Because they don’t owe a legal fiduciary duty, CFPs who want to hold themselves out as fiduciaries would likely find little support—at least from their compliance departments.

“As both a CFP and an IIROC registrant, I attempted to self-select being held to a fiduciary standard […] but I was precluded from doing so by my previous employer,” wrote John De Goey, a CFP and chair of the FP Canada Research Foundation’s board, in his May 2016 submission commenting on policy recommendations to the Ontario government.

“I spoke with other firms and they would have done the same thing, so the experience I had was by no means unique to my employer,” wrote De Goey, who’s now a portfolio manager at Wellington-Altus Private Wealth Inc. in Toronto. His submission supported a statutory best interest standard for CFP professionals.

Rather than hold out as fiduciaries, FP Canada recommends that, to more accurately convey their “care and added value,” CFPs highlight the duty of loyalty in its Standards of Professional Responsibility, which includes client-first obligations.

Regardless of credentials or designations, advisors can be found to have a common-law, or court imposed, fiduciary relationship with clients. For example, FP Canada cites five interrelated factors that could trigger such a relationship: client vulnerability, trust, reliance, discretion and professional rules or codes of conduct.

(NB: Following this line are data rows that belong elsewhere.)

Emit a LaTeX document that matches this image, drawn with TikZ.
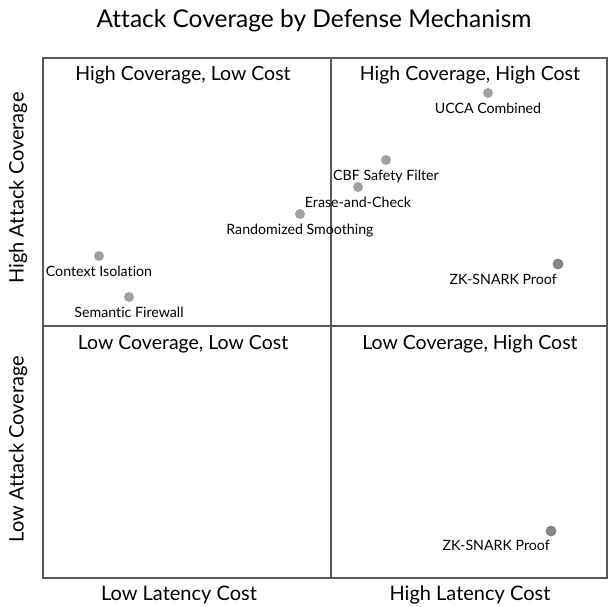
\documentclass[tikz,border=0pt]{standalone}
\usepackage{fontspec}
\setmainfont{Lato}[Ligatures=NoCommon]
\begin{document}
\begin{tikzpicture}[x = 1pt, y = -1pt,
        every node/.style={inner sep=0pt, font=\fontsize{14.2}{17}\selectfont},
        every path/.style={thick}
]
\tikzstyle{dot}= [fill=black!37, circle, minimum size = 10pt]
\tikzstyle{dotdark}= [fill=black!47, draw=black!55, line width=0.6pt, circle, minimum size = 10pt]
\tikzstyle{quad}= [font=\fontsize{19.5}{23}\selectfont]
\tikzstyle{axis}= [font=\fontsize{20}{23}\selectfont]
\useasboundingbox (0,0) rectangle (608,606);
    \node[font=\fontsize{24.5}{28}\selectfont] (title) at (314,21) {Attack Coverage by Defense Mechanism};
    % frame
    \coordinate (nw) at (43,58);
    \coordinate (se) at (607,578);
    \coordinate (top) at (331,58);
    \coordinate (bot) at (331,578);
    \coordinate (lft) at (43,326);
    \coordinate (rgt) at (607,326);
    \draw[black!65, line width=1.3pt] (nw) rectangle (se);
    \draw[black!65, line width=1.3pt] (top) -- (bot);
    \draw[black!65, line width=1.3pt] (lft) -- (rgt);
    % quadrants
    \node[quad] (hl) at (183,75) {High Coverage, Low Cost};
    \node[quad] (hh) at (470,75) {High Coverage, High Cost};
    \node[quad] (ll) at (183,344) {Low Coverage, Low Cost};
    \node[quad] (lh) at (470,344) {Low Coverage, High Cost};
    % axes
    \node[axis] (lowcost) at (179,595) {Low Latency Cost};
    \node[axis] (highcost) at (470,595) {High Latency Cost};
    \node[axis, rotate=90] (highcov) at (18,188) {High Attack Coverage};
    \node[axis, rotate=90] (lowcov) at (18,449) {Low Attack Coverage};
    % mechanisms
    \node[dot, label={[label distance=4pt]-90:UCCA Combined}] (ucca) at (488,93) {};
    \node[dot, label={[label distance=4pt]-90:CBF Safety Filter}] (cbf) at (386,160) {};
    \node[dot, label={[label distance=4pt]-90:Erase-and-Check}] (erase) at (358,187) {};
    \node[dot, label={[label distance=4pt]-90:Randomized Smoothing}] (rs) at (300,214) {};
    \node[dot, label={[label distance=4pt]-90:Context Isolation}] (ctx) at (99,256) {};
    \node[dot, label={[label distance=4pt]-90:Semantic Firewall}] (sem) at (129,297) {};
    \node[dotdark, label={[label distance=5pt]-95:ZK-SNARK Proof}] (zkhi) at (558,264) {};
    \node[dotdark, label={[label distance=4pt]-95:ZK-SNARK Proof}] (zklo) at (551,531) {};
\end{tikzpicture}
\end{document}
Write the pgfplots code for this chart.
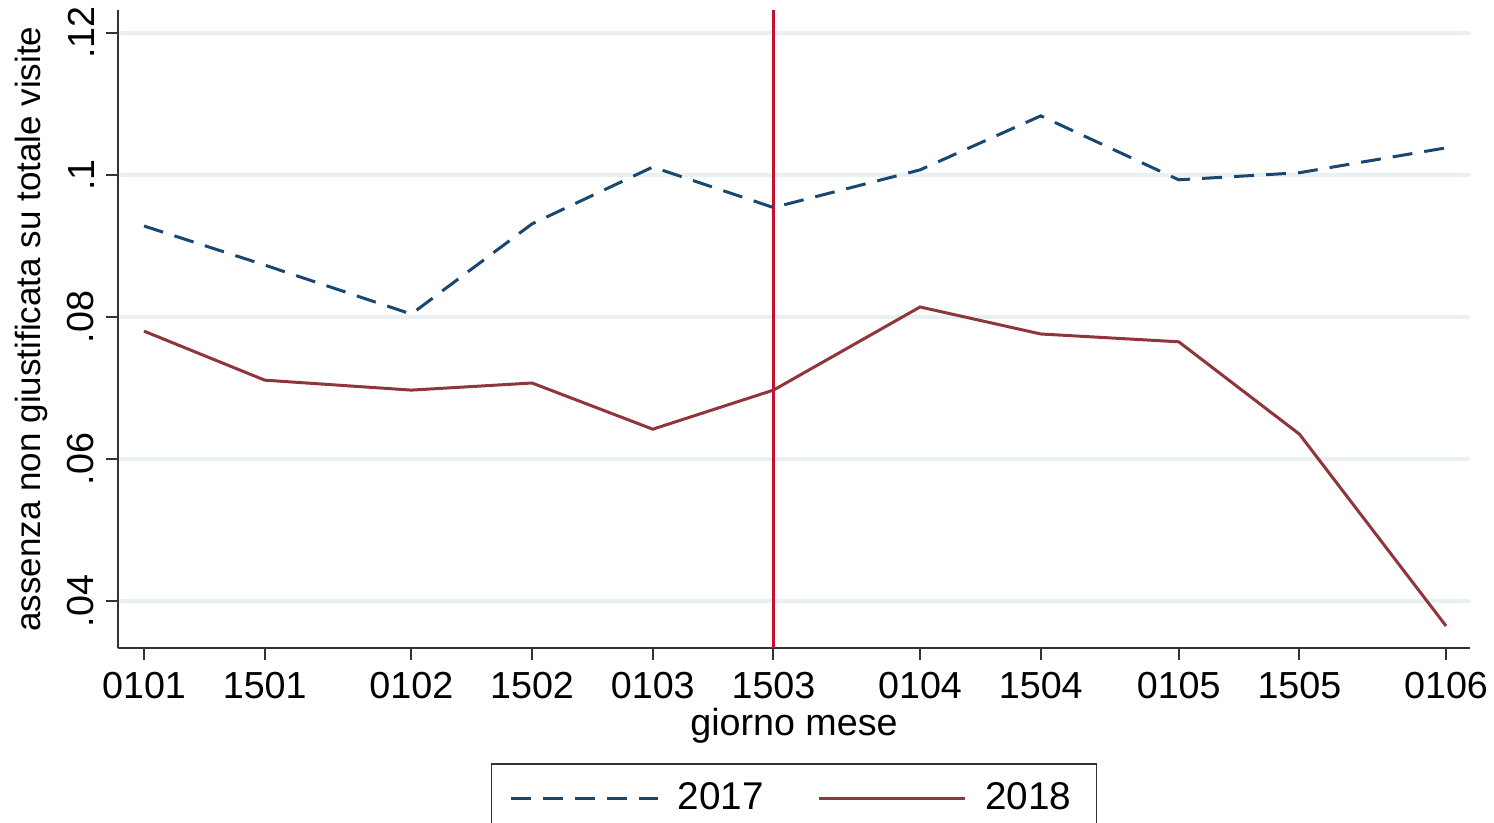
\documentclass[border=0pt]{standalone}
\usepackage{pgfplots}
\pgfplotsset{compat=1.18}
\usepackage{fontspec}
\setmainfont{Liberation Sans}

\definecolor{stnavy}{HTML}{1A476F}
\definecolor{stmaroon}{HTML}{90353B}
\definecolor{vred}{HTML}{C8102E}
\definecolor{gridc}{HTML}{E8F0F2}

% days since 1 Jan: 0101=0, 1501=14, 0102=31, ...
\begin{document}
\begin{tikzpicture}
\useasboundingbox (-35.4pt,-52.5pt) rectangle (412.8pt,194.4pt);
\begin{axis}[
    at={(0,0)}, anchor=south west,
    scale only axis,
    width=405.6pt, height=191.4pt,
    xmin=-3.02, xmax=153.78,
    ymin=0.0334, ymax=0.1232,
    axis lines*=left,
    x axis line style={-, line width=0.6pt, black!80},
    y axis line style={-, line width=0.6pt, black!80},
    tick align=outside,
    major tick length=3.6pt,
    tick style={line width=0.6pt, black!80},
    xtick={0,14,31,45,59,73,90,104,120,134,151},
    xticklabels={0101,1501,0102,1502,0103,1503,0104,1504,0105,1505,0106},
    ytick={0.04,0.06,0.08,0.1,0.12},
    yticklabels={.04,.06,.08,.1,.12},
    ymajorgrids,
    major grid style={line width=1.2pt, gridc},
    ticklabel style={font=\fontsize{11.3}{13}\selectfont},
    yticklabel style={rotate=90, anchor=south},
    xlabel={giorno mese},
    ylabel={assenza non giustificata su totale visite},
    xlabel style={font=\fontsize{11.3}{13}\selectfont, yshift=3.8pt},
    ylabel style={font=\fontsize{10.5}{13}\selectfont, yshift=-1pt},
    legend columns=2,
    legend style={at={(0.5,0)}, anchor=north, yshift=-34.5pt,
        draw=black!80, line width=0.5pt,
        font=\fontsize{11.6}{14}\selectfont,
        inner xsep=5.5pt, inner ysep=3.5pt,
        /tikz/every odd column/.append style={column sep=3.5pt},
        /tikz/every even column/.append style={column sep=14pt}},
    legend image code/.code={\draw[#1] (0pt,0pt) -- (44pt,0pt);},
]
\addplot[vred, line width=0.9pt, forget plot] coordinates {(73,0.0334) (73,0.1232)};
\addplot[stnavy, line width=0.9pt, dash pattern=on 6pt off 3.6pt] coordinates {
(0,0.0928) (14,0.0873) (31,0.0804) (45,0.0931) (59,0.1011) (73,0.0954)
(90,0.1007) (104,0.1083) (120,0.0993) (134,0.1003) (151,0.1038)};
\addlegendentry{2017}
\addplot[stmaroon, line width=0.9pt] coordinates {
(0,0.0780) (14,0.0711) (31,0.0697) (45,0.0707) (59,0.0642) (73,0.0697)
(90,0.0814) (104,0.0776) (120,0.0765) (134,0.0635) (151,0.0365)};
\addlegendentry{2018}
\end{axis}
\end{tikzpicture}
\end{document}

The Investment Funds Institute of Canada offers an example of such a fiduciary relationship in its document “Fiduciary Duties and Financial Advisors”: “[A]n advisor-advisee relationship that would likely be found to be fiduciary in nature would be one where an elderly, unsophisticated client placed his or her retirement savings in the hands of an investment advisor to invest as the advisor deemed necessary to achieve certain investment objectives for the client (e.g., to provide income through retirement).”